The National Planning Policy Framework (NPPF) is silent on whether an earlier oversupply of housing can affect a council’s future five-years land supply for homes.
That conclusion came from Mr Justice Dove in the High Court in a case concerning Tewkesbury Borough Council and developers JJ Gallagher and Richard Cook.
They had applied unsuccessfully to Tewkesbury to build 50 homes on a site in Gotherington, but the council’s decision was overturned on appeal by an inspector.
Tewkesbury argued that it could demonstrate a housing land supply of 4.37 years if the oversupply from previous years within the plan period was taken into account.
The developers argued removal of the oversupply would reduce the five-year housing land supply to 2.4 years and there were disputed sites included in the housing supply, the removal of which would reduce it to 1.84 years.

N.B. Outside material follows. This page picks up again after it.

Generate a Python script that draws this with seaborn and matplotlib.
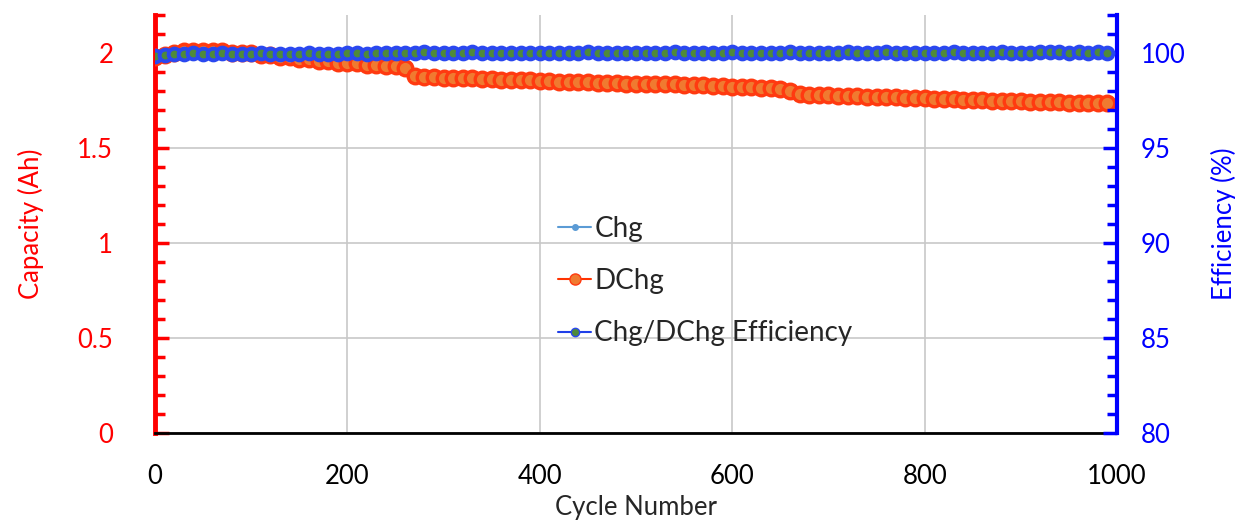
import numpy as np
import pandas as pd
import seaborn as sns
import matplotlib.pyplot as plt
from matplotlib.lines import Line2D
from matplotlib.ticker import MultipleLocator

# cycle numbers (every 10th cycle)
cycles = list(range(0, 1000, 10))

dchg_cap = [
    1.98, 1.99, 2.00, 2.01, 2.01, 2.01, 2.01, 2.01, 2.00, 2.00,
    2.00, 1.99, 1.99, 1.98, 1.98, 1.97, 1.97, 1.96, 1.96, 1.95,
    1.95, 1.95, 1.94, 1.94, 1.93, 1.93, 1.92, 1.88, 1.875, 1.875,
    1.87, 1.87, 1.87, 1.87, 1.865, 1.865, 1.86, 1.86, 1.86, 1.86,
    1.855, 1.855, 1.85, 1.85, 1.85, 1.85, 1.845, 1.845, 1.845, 1.84,
    1.84, 1.84, 1.84, 1.835, 1.835, 1.83, 1.83, 1.83, 1.825, 1.825,
    1.82, 1.82, 1.82, 1.815, 1.815, 1.81, 1.80, 1.785, 1.78, 1.78,
    1.78, 1.775, 1.775, 1.775, 1.77, 1.77, 1.77, 1.77, 1.765, 1.765,
    1.765, 1.76, 1.76, 1.76, 1.755, 1.755, 1.755, 1.75, 1.75, 1.75,
    1.75, 1.745, 1.745, 1.745, 1.745, 1.74, 1.74, 1.74, 1.74, 1.74,
]

chg_cap = [
    1.98, 1.99, 2.00, 2.01, 2.01, 2.01, 2.01, 2.00, 2.00, 2.00,
    2.00, 1.99, 1.99, 1.98, 1.98, 1.97, 1.97, 1.96, 1.96, 1.95,
    1.95, 1.95, 1.94, 1.94, 1.93, 1.93, 1.92, 1.88, 1.875, 1.875,
    1.87, 1.87, 1.87, 1.865, 1.865, 1.865, 1.86, 1.86, 1.86, 1.86,
    1.855, 1.855, 1.85, 1.85, 1.85, 1.85, 1.845, 1.845, 1.84, 1.84,
    1.84, 1.84, 1.84, 1.835, 1.835, 1.83, 1.83, 1.83, 1.825, 1.825,
    1.82, 1.82, 1.82, 1.815, 1.815, 1.81, 1.80, 1.785, 1.78, 1.78,
    1.78, 1.775, 1.775, 1.77, 1.77, 1.77, 1.77, 1.77, 1.765, 1.765,
    1.765, 1.76, 1.76, 1.76, 1.755, 1.755, 1.755, 1.75, 1.75, 1.75,
    1.75, 1.745, 1.745, 1.745, 1.74, 1.74, 1.74, 1.74, 1.74, 1.74,
]

efficiency = [
    99.85, 99.9, 99.95, 99.95, 100.0, 99.95, 99.95, 100.0, 99.95, 99.95,
    99.95, 100.0, 99.95, 99.95, 99.95, 99.95, 100.0, 99.95, 99.95, 99.95,
    100.0, 100.0, 99.95, 100.0, 100.0, 100.0, 100.0, 100.0, 100.05, 100.0,
    100.0, 100.0, 100.0, 100.05, 100.0, 100.0, 100.0, 100.0, 100.0, 100.0,
    100.0, 100.0, 100.0, 100.0, 100.0, 100.05, 100.0, 100.0, 100.0, 100.0,
    100.0, 100.0, 100.0, 100.0, 100.05, 100.0, 100.0, 100.0, 100.0, 100.0,
    100.05, 100.0, 100.0, 100.0, 100.0, 100.0, 100.05, 100.0, 100.0, 100.0,
    100.0, 100.0, 100.05, 100.0, 100.0, 100.0, 100.05, 100.0, 100.0, 100.0,
    100.0, 100.0, 100.0, 100.05, 100.0, 100.0, 100.0, 100.0, 100.05, 100.0,
    100.0, 100.0, 100.05, 100.05, 100.05, 100.0, 100.05, 100.0, 100.05, 100.0,
]

cap_ticks = [0, 0.5, 1, 1.5, 2]
eff_ticks = [80, 85, 90, 95, 100]
x_ticks = [0, 200, 400, 600, 800, 1000]

df = pd.DataFrame({"Cycle": cycles, "Chg": chg_cap, "DChg": dchg_cap,
                   "Eff": efficiency})

sns.set_style("white")
plt.rcParams["font.family"] = ["Lato", "DejaVu Sans"]

fig = plt.figure(figsize=(12.35, 5.22), dpi=100)
ax = fig.add_axes([0.1255, 0.1705, 0.779, 0.8005])
ax2 = ax.twinx()

RED = "#ff0000"
BLUE = "#0000ff"

sns.lineplot(data=df, x="Cycle", y="Chg", ax=ax, color="#5b9bd5",
             marker="o", markersize=4, linewidth=1.5, zorder=2)
sns.lineplot(data=df, x="Cycle", y="DChg", ax=ax, color="#ff3300",
             marker="o", markersize=10.5, markerfacecolor="#f07a30",
             markeredgecolor="#ff3a10", markeredgewidth=2.4,
             linewidth=6, zorder=3)
sns.lineplot(data=df, x="Cycle", y="Eff", ax=ax2, color="#1f3fe8",
             marker="o", markersize=8.5, markerfacecolor="#4f8a3a",
             markeredgecolor="#2a48f0", markeredgewidth=2.8,
             linewidth=6, zorder=3)

ax.set_xlim(0, 1000)
ax.set_ylim(0, 2.2)
ax2.set_ylim(80, 102)
ax.set_xticks(x_ticks)
ax.set_yticks(cap_ticks)
ax.set_yticklabels(["0", "0.5", "1", "1.5", "2"])
ax2.set_yticks(eff_ticks)
ax.xaxis.set_minor_locator(MultipleLocator(40))
ax.yaxis.set_minor_locator(MultipleLocator(0.1))
ax2.yaxis.set_minor_locator(MultipleLocator(1))

ax.grid(True, which="major", color="#c8c8c8", linewidth=1.2)
ax.set_axisbelow(True)
ax2.grid(False)

for a in (ax, ax2):
    a.spines["top"].set_visible(False)
ax.spines["right"].set_visible(False)
ax.spines["left"].set_color(RED)
ax.spines["left"].set_linewidth(3.5)
ax.spines["bottom"].set_color("black")
ax.spines["bottom"].set_linewidth(2)
ax2.spines["left"].set_visible(False)
ax2.spines["bottom"].set_visible(False)
ax2.spines["right"].set_color(BLUE)
ax2.spines["right"].set_linewidth(3)

ax.tick_params(axis="x", which="both", direction="in", colors="black",
               labelsize=18.5, pad=22, width=2)
ax.tick_params(axis="x", which="major", length=9)
ax.tick_params(axis="x", which="minor", length=7)
ax.tick_params(axis="y", which="both", direction="in", colors=RED,
               labelsize=18.5, pad=30, width=2.5)
ax.tick_params(axis="y", which="major", length=10)
ax.tick_params(axis="y", which="minor", length=7)
ax2.tick_params(axis="y", which="both", direction="in", colors=BLUE,
                labelsize=18.5, pad=17, width=2.5)
ax2.tick_params(axis="y", which="major", length=10)
ax2.tick_params(axis="y", which="minor", length=7)

ax.set_xlabel("Cycle Number", fontsize=18.5, labelpad=5)
ax.set_ylabel("Capacity (Ah)", fontsize=18.5, color=RED, labelpad=24)
ax2.set_ylabel("Efficiency (%)", fontsize=18.5, color=BLUE, labelpad=18)

handles = [
    Line2D([], [], color="#5b9bd5", marker="o", markersize=4, linewidth=1.5),
    Line2D([], [], color="#ff3300", marker="o", markersize=8,
           markerfacecolor="#f07a30", markeredgecolor="#ff3a10",
           linewidth=1.5),
    Line2D([], [], color="#1f3fe8", marker="o", markersize=6,
           markerfacecolor="#4f8a3a", markeredgecolor="#2a48f0",
           linewidth=1.5),
]
ax.legend(handles, ["Chg", "DChg", "Chg/DChg Efficiency"],
          loc="upper left", bbox_to_anchor=(0.393, 0.58), frameon=False,
          fontsize=20, handlelength=1.2, handletextpad=0.1,
          labelspacing=0.95)

fig.savefig("out.png", dpi=100)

Tewkesbury argued that the NPPF did not explicitly address how past housing oversupply should be taken into account, and the correct interpretation was that it should be when assessing of the available five year housing land supply.
It said the planning objective was to deliver sufficient homes to meet assessed needs across the whole of the plan period rather than annualised figures.
If oversupply against the annualised housing requirement was not taken into account, then the five-year supply would not be being calculated against the housing requirement but instead against an arbitrary figure which would change from year to year, the council said.
The inspector therefore misinterpreted the policy by omitting the previous over supply from consideration, it said.
For the inspector, the Secretary of State for Housing Communities and Local Government said the NPPF was silent on previous oversupply and so there was no policy to be interpreted, and it was not the court’s role to fill gaps.
In Tewkesbury Borough Council v Secretary of State for Housing Communities And Local Government  EWHC 2782 (Admin) Dove J said he was “unable to accept the primary submission” by Tewkesbury that the NPPF required previous oversupply prior to be taken into account.
He said: “The text of the framework does not include any such suggestion. The claimant's argument depends upon this conclusion being a necessary inference from the way in which the framework has been drafted. It is not an inference which, in my judgment, can properly be drawn.”
The judge concluded: “In the absence of any specific provision within the framework there is no text falling for interpretation, and it is not the task of the court to seek to fill in gaps in the policy of the framework.
“When it arises that there is no policy covering the situation under consideration then it calls for the exercise of planning judgment by the decision-maker to make the necessary assessment of the issue to determine the weight to be placed within the planning balance in respect of it.”